## MATERIAL PROVIDED
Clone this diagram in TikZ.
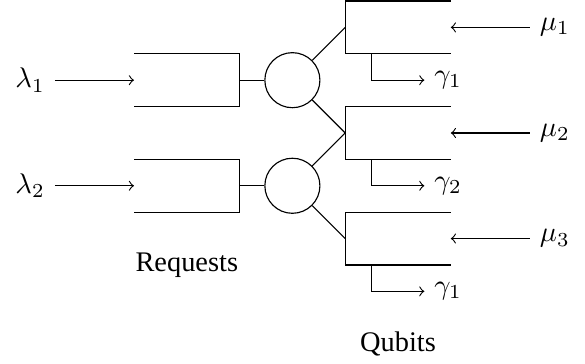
\documentclass[tikz,border=0pt]{standalone}
\usepackage[no-math]{fontspec}
\setmainfont{Liberation Serif}
\usepackage{xcolor}
\usetikzlibrary{positioning}

\begin{document}
\begin{tikzpicture}[x=1pt,y=1pt]
\definecolor{fillColor}{RGB}{255,255,255}
\path[use as bounding box,fill=fillColor,fill opacity=0.00] (0,0) rectangle (206.10,128.23);
\begin{scope}
\definecolor{drawColor}{RGB}{0,0,0}

\path[draw=drawColor,line width= 0.4pt,line join=miter] (47.21,109.28) --
	(84.41,109.28) -- (84.41, 90.68) -- (47.21, 90.68);

\path[draw=drawColor,line width= 0.4pt,line join=miter] (47.21, 72.08) --
	(84.41, 72.08) -- (84.41, 53.48) -- (47.21, 53.48);

\path[draw=drawColor,line width= 0.4pt,line join=miter] (158.81,127.88) --
	(121.61,127.88) -- (121.61,109.28) -- (158.81,109.28);

\path[draw=drawColor,line width= 0.4pt,line join=miter] (158.81, 90.68) --
	(121.61, 90.68) -- (121.61, 72.08) -- (158.81, 72.08);

\path[draw=drawColor,line width= 0.4pt,line join=miter] (158.81, 53.48) --
	(121.61, 53.48) -- (121.61, 34.88) -- (158.81, 34.88);
\end{scope}
\begin{scope}
\definecolor{drawColor}{RGB}{0,0,0}

\coordinate (q1in) at ( 47.21, 99.98);
\coordinate (q1out) at ( 84.41, 99.98);
\coordinate (q2in) at ( 47.21, 62.78);
\coordinate (q2out) at ( 84.41, 62.78);

\coordinate (b1mid) at (121.61,118.58);
\coordinate (b2mid) at (121.61, 81.38);
\coordinate (b3mid) at (121.61, 44.18);

\coordinate (b1in) at (158.81,118.58);
\coordinate (b2in) at (158.81, 81.38);
\coordinate (b3in) at (158.81, 44.18);

\coordinate (b1tap) at (130.91,109.28);
\coordinate (b2tap) at (130.91, 72.08);
\coordinate (b3tap) at (130.91, 34.88);

\node[draw=drawColor,circle,line width= 0.4pt,minimum size=19.40pt,inner sep=0pt] (srv1) at (103.01, 99.98) {};

\node[draw=drawColor,circle,line width= 0.4pt,minimum size=19.40pt,inner sep=0pt] (srv2) at (103.01, 62.78) {};

\node[text=drawColor,anchor=east] (lam1) at ( 19.31, 99.98) {$\lambda_1$};

\node[text=drawColor,anchor=east] (lam2) at ( 19.31, 62.78) {$\lambda_2$};

\node[text=drawColor,anchor=west] (mu1) at (186.71,118.58) {$\mu_1$};

\node[text=drawColor,anchor=west] (mu2) at (186.71, 81.38) {$\mu_2$};

\node[text=drawColor,anchor=west] (mu3) at (186.71, 44.18) {$\mu_3$};

\node[text=drawColor,anchor=west] (gam1) at (149.51, 99.98) {$\gamma_1$};

\node[text=drawColor,anchor=west] (gam2) at (149.51, 62.78) {$\gamma_2$};

\node[text=drawColor,anchor=west] (gam3) at (149.51, 25.58) {$\gamma_1$};

\node[text=drawColor] (requests) at ( 65.81, 34.88) {Requests};

\node[text=drawColor] (qubits) at (140.21,  6.98) {Qubits};

\path[draw=drawColor,line width= 0.4pt,->] (lam1) -- (q1in);

\path[draw=drawColor,line width= 0.4pt,->] (lam2) -- (q2in);

\path[draw=drawColor,line width= 0.4pt] (q1out) -- (srv1);

\path[draw=drawColor,line width= 0.4pt] (q2out) -- (srv2);

\path[draw=drawColor,line width= 0.4pt] (srv1) -- (b1mid);

\path[draw=drawColor,line width= 0.4pt] (srv1) -- (b2mid);

\path[draw=drawColor,line width= 0.4pt] (srv2) -- (b2mid);

\path[draw=drawColor,line width= 0.4pt] (srv2) -- (b3mid);

\path[draw=drawColor,line width= 0.4pt,->] (mu1) -- (b1in);

\path[draw=drawColor,line width= 0.4pt,->] (mu2) -- (b2in);

\path[draw=drawColor,line width= 0.4pt,->] (mu3) -- (b3in);

\path[draw=drawColor,line width= 0.4pt,->] (b1tap) |- (gam1);

\path[draw=drawColor,line width= 0.4pt,->] (b2tap) |- (gam2);

\path[draw=drawColor,line width= 0.4pt,->] (b3tap) |- (gam3);
\end{scope}
\end{tikzpicture}
\end{document}
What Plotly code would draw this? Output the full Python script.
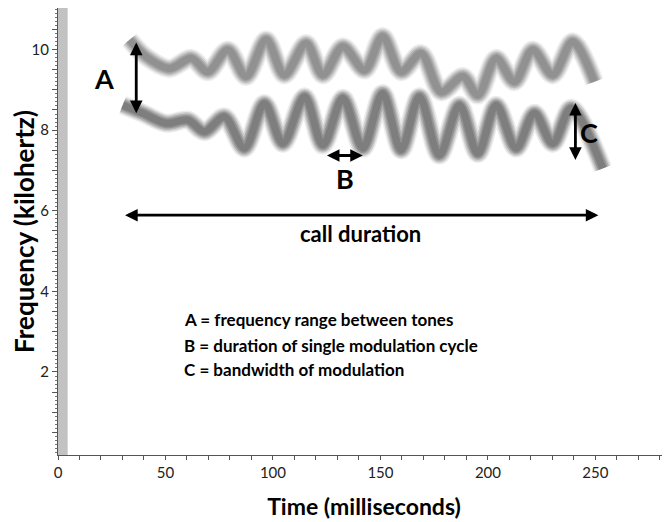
import plotly.graph_objects as go

# upper tone (time ms, frequency kHz) read at peaks/troughs
upper_t = [33.3, 41, 51.9, 62, 69.7, 79, 87.5, 96.8, 105.3, 115.4, 123.2, 132.5, 142.6, 151, 159.6, 168.9, 178.2, 188.3, 195.3, 203.8, 212.3, 220.8, 230.1, 239.4, 249.5]
upper_f = [10.24, 9.82, 9.53, 9.78, 9.45, 9.99, 9.33, 10.24, 9.37, 10.15, 9.37, 10.07, 9.49, 10.32, 9.45, 9.9, 8.95, 9.33, 8.87, 9.78, 9.2, 9.99, 9.37, 10.19, 9.2]

# lower tone
lower_t = [30.1, 39.4, 50.3, 60.4, 68.1, 77.4, 86.7, 96, 104.6, 114.7, 123.2, 132.5, 141.8, 151, 159.6, 168.1, 177.4, 186.7, 195.3, 203.8, 213.1, 221.6, 230.1, 238.7, 253.4]
lower_f = [8.62, 8.42, 8.17, 8.25, 7.96, 8.33, 7.55, 8.66, 7.67, 8.83, 7.63, 8.79, 7.55, 8.91, 7.51, 8.83, 7.38, 8.62, 7.42, 8.62, 7.55, 8.42, 7.67, 8.54, 7.05]

legend_lines = ["A = frequency range between tones",
                "B = duration of single modulation cycle",
                "C = bandwidth of modulation"]
legend_y = [3.29, 2.65, 2.05]

FONT = "Lato, Open Sans, sans-serif"

fig = go.Figure()

# blurred spectrogram strokes (layered translucent lines)
layers = [(19, 0.12), (16, 0.2), (13, 0.28), (10, 0.36), (7, 0.38)]
for t, f, g in [(upper_t, upper_f, 118), (lower_t, lower_f, 95)]:
    for w, a in layers:
        fig.add_trace(go.Scatter(x=t, y=f, mode="lines",
                                 line=dict(color=f"rgba({g},{g},{g},{a})", width=w,
                                           shape="spline", smoothing=0.9),
                                 hoverinfo="skip", showlegend=False))

# gray band at left edge
fig.add_shape(type="rect", x0=0, x1=4.5, y0=-0.06, y1=11.03, xref="x", yref="y",
              fillcolor="#c2c2c2", line=dict(width=0), layer="below")

arrow_kw = dict(xref="x", yref="y", axref="x", ayref="y", text="", showarrow=True,
                arrowhead=2, arrowsize=0.9, arrowwidth=2.8, arrowcolor="black",
                arrowside="end+start")
fig.add_annotation(x=36.4, y=8.42, ax=36.4, ay=10.21, **arrow_kw)       # A
fig.add_annotation(x=240.7, y=7.26, ax=240.7, ay=8.71, **arrow_kw)      # C
fig.add_annotation(x=141.8, y=7.37, ax=124.4, ay=7.37, **arrow_kw)      # B
fig.add_annotation(x=251.4, y=5.89, ax=30.5, ay=5.89, **arrow_kw)       # call duration

lab_font = dict(family=FONT, size=27, color="black")
fig.add_annotation(x=21.4, y=9.29, text="<b>A</b>", showarrow=False, font=lab_font)
fig.add_annotation(x=133.3, y=6.81, text="<b>B</b>", showarrow=False, font=lab_font)
fig.add_annotation(x=247.2, y=7.93, text="<b>C</b>", showarrow=False, font=lab_font)
fig.add_annotation(x=140.9, y=5.44, text="<b>call duration</b>", showarrow=False,
                   font=dict(family=FONT, size=22, color="black"))

for txt, yy in zip(legend_lines, legend_y):
    fig.add_annotation(x=57.9, y=yy, text=f"<b>{txt}</b>", showarrow=False, xanchor="left",
                       font=dict(family=FONT, size=17, color="black"))

y_ticks = [i * 0.5 for i in range(1, 22)]
y_text = [str(int(v)) if v in (2, 4, 6, 8, 10) else "" for v in y_ticks]

fig.update_layout(
    width=662, height=514,
    margin=dict(l=50, r=0, t=0, b=67),
    plot_bgcolor="white", paper_bgcolor="white",
    showlegend=False,
    xaxis=dict(range=[0, 284.7], tickvals=[0, 50, 100, 150, 200, 250],
               ticks="outside", ticklen=4, tickcolor="#555", showgrid=False, zeroline=False,
               showline=True, linecolor="#555", linewidth=1, automargin=False,
               minor=dict(dtick=10, ticks="outside", ticklen=4, tickcolor="#555"),
               tickfont=dict(family=FONT, size=15, color="#222"),
               title=dict(text="<b>Time (milliseconds)</b>", standoff=18,
                          font=dict(family=FONT, size=23, color="black"))),
    yaxis=dict(range=[-0.06, 11.03], tickvals=y_ticks, ticktext=y_text,
               ticks="outside", ticklen=5, tickcolor="#555", showgrid=False, zeroline=False,
               showline=True, linecolor="#555", linewidth=1, automargin=False,
               minor=dict(dtick=0.1, ticks="outside", ticklen=2, tickcolor="#777"),
               tickfont=dict(family=FONT, size=15, color="#222"),
               title=dict(text="<b>Frequency (kilohertz)</b>", standoff=8,
                          font=dict(family=FONT, size=26, color="black"))),
)

fig.write_html("out.html")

## AIM
Give again, please, precisely the lines that begin the records and run through the line with "(84.41,109.28) -- (84.41, 90.68)" in it, keeping both end lines and dropping any pictures.

## RESPONSE TO THIS EXERCISE
Clone this diagram in TikZ.
\documentclass[tikz,border=0pt]{standalone}
\usepackage[no-math]{fontspec}
\setmainfont{Liberation Serif}
\usepackage{xcolor}
\usetikzlibrary{positioning}

\begin{document}
\begin{tikzpicture}[x=1pt,y=1pt]
\definecolor{fillColor}{RGB}{255,255,255}
\path[use as bounding box,fill=fillColor,fill opacity=0.00] (0,0) rectangle (206.10,128.23);
\begin{scope}
\definecolor{drawColor}{RGB}{0,0,0}

\path[draw=drawColor,line width= 0.4pt,line join=miter] (47.21,109.28) --
	(84.41,109.28) -- (84.41, 90.68) -- (47.21, 90.68);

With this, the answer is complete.